En une phrase, la querelle des "anciens" représentés par le docteur Ayman al-Zawahiri contre les "jeunes" qui se reconnaissent en Al-Baghdadi. D’ailleurs, même dans la terre d’origine (l’Irak), Daech était la branche locale de la nébuleuse initiée par Ben Laden même si son père fondateur, Abou Moussab al-Zarqaoui a fait montre d'indépendance voire plus ! C'est lui qui s'est attaqué frontalement aux chiites qu'il considérait comme des "apostats" (des traîtres à l'islam) alors que Ben Laden était plus "mesuré" (on peut le comprendre, une partie de sa famille et des ses proches était en résidence surveillée en Iran).

Quoiqu'on en dise, il y a eu assez peu de "transferts" de combattants passant d’un théâtre d’opérations à un autre. C’est la conséquence de deux faits : les déplacements à l’international pour les activistes sont de plus en plus difficiles et surtout, leur hiérarchie a besoin d’eux là où ils se trouvent.

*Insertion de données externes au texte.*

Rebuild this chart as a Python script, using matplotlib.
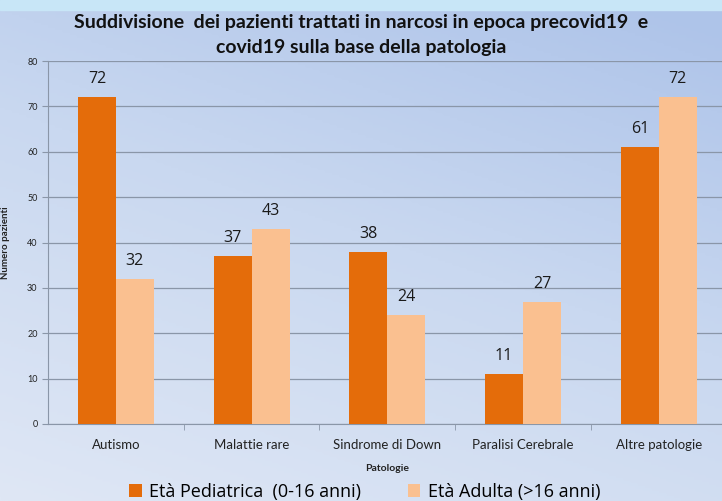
import numpy as np
import matplotlib.pyplot as plt
from matplotlib.colors import LinearSegmentedColormap

categorie = ['Autismo', 'Malattie rare', 'Sindrome di Down', 'Paralisi Cerebrale', 'Altre patologie']
pediatrica = [72, 37, 38, 11, 61]
adulta = [32, 43, 24, 27, 72]
serie_nomi = ['Età Pediatrica  (0-16 anni)', 'Età Adulta (>16 anni)']
col_ped = '#E46C0A'
col_adu = '#FAC090'

plt.rcParams['font.family'] = ['Lato', 'DejaVu Sans']

fig = plt.figure(figsize=(7.22, 5.01), dpi=100)

# sfondo a gradiente (diagonale, piu' scuro in alto a destra)
bg = fig.add_axes([0, 0, 1, 1], zorder=-10)
yy, xx = np.mgrid[0:1:200j, 0:1:300j]
t = np.clip(0.7 * (1 - yy) + 0.35 * xx, 0, 1)
cmap = LinearSegmentedColormap.from_list('bg', ['#dfe7f5', '#c9d8f0', '#a9c0e8'])
bg.imshow(t, cmap=cmap, aspect='auto', extent=[0, 1, 0, 1], origin='upper', vmin=0, vmax=1.1)
bg.axhspan(0.98, 1.0, color='#c8e6f7')
bg.set_xlim(0, 1)
bg.set_ylim(0, 1)
bg.axis('off')

ax = fig.add_axes([0.0665, 0.1537, 0.94, 0.7243])
ax.set_facecolor('none')
x = np.arange(len(categorie))
w = 0.28
b1 = ax.bar(x - w / 2, pediatrica, w, color=col_ped, label=serie_nomi[0], zorder=3)
b2 = ax.bar(x + w / 2, adulta, w, color=col_adu, label=serie_nomi[1], zorder=3)
for bars in (b1, b2):
    for r in bars:
        ax.text(r.get_x() + r.get_width() / 2, r.get_height() + 2.2, f'{int(r.get_height())}',
                ha='center', va='bottom', fontsize=11.5, color='#1a1a1a', family='Open Sans')

ax.set_xlim(-0.5, 4.5)
ax.set_ylim(0, 80)
ax.set_yticks(range(0, 81, 10))
ax.yaxis.grid(True, color='#8a96a8', linewidth=0.9, zorder=0)
ax.set_xticks(x)
ax.set_xticklabels(categorie, fontsize=9.5, color='#222222')
ax.set_xticks(np.arange(0.5, 4.5, 1), minor=True)
ax.tick_params(axis='x', which='major', length=0, pad=11)
ax.tick_params(axis='x', which='minor', length=4, color='#8a96a8')
ax.tick_params(axis='y', labelsize=6.5, length=4, color='#8a96a8', labelcolor='#222222')
for s in ['top', 'right']:
    ax.spines[s].set_visible(False)
ax.spines['left'].set_color('#8a96a8')
ax.spines['bottom'].set_color('#8a96a8')
ax.set_xlabel('Patologie', fontsize=7.5, fontweight='bold', color='#222222', labelpad=9)
ax.set_ylabel('Numero pazienti', fontsize=7, fontweight='bold', color='#222222', labelpad=12)

fig.text(0.5, 0.955, 'Suddivisione  dei pazienti trattati in narcosi in epoca precovid19  e',
         ha='center', va='center', fontsize=14, fontweight='bold', color='#111111')
fig.text(0.5, 0.905, 'covid19 sulla base della patologia',
         ha='center', va='center', fontsize=14, fontweight='bold', color='#111111')

fig.legend(handles=[b1, b2], loc='center', bbox_to_anchor=(0.505, 0.018), ncol=2,
           frameon=False, handlelength=0.7, handleheight=0.7,
           handletextpad=0.4, columnspacing=2.6, prop={'family': 'Open Sans', 'size': 13})

fig.savefig('out.png', dpi=100)
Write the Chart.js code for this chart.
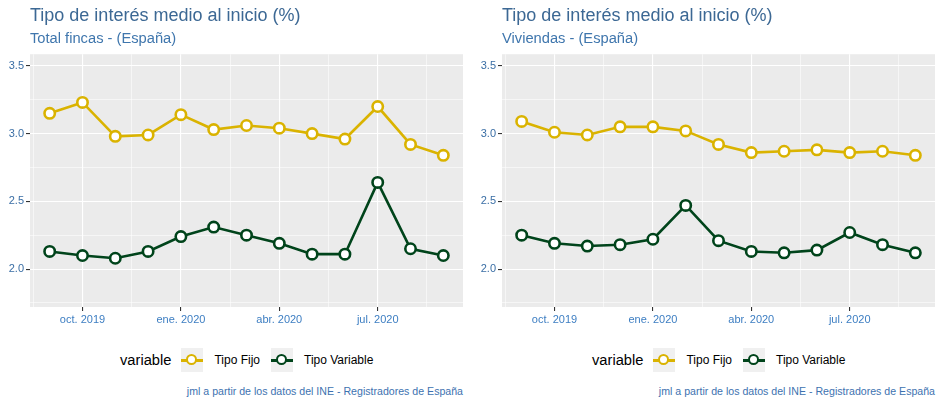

Maintenant, il y a des groupes de délinquants de droit commun - comme aux Philippines - qui trouvent intéressant d’habiller leurs trafics d’une cause politico-religieuse qui leur permet de recruter de nouveaux adeptes au sein des jeunesses désemparées. Par exemple, nous risquons de voir ce phénomène se développer au sein des Rohingya.

Pour résumer, une bataille a été effectivement gagnée mais la guerre continue. Il serait imprudent de baisser la garde. Et surtout, cette guerre est avant tout idéologico-religieuse. Tant que le salafisme sera attirant, il recrutera en masse. Le problème réside dans le fait que ce combat est interne à l'islam et que les "mécréants" n'y peuvent pas grand chose.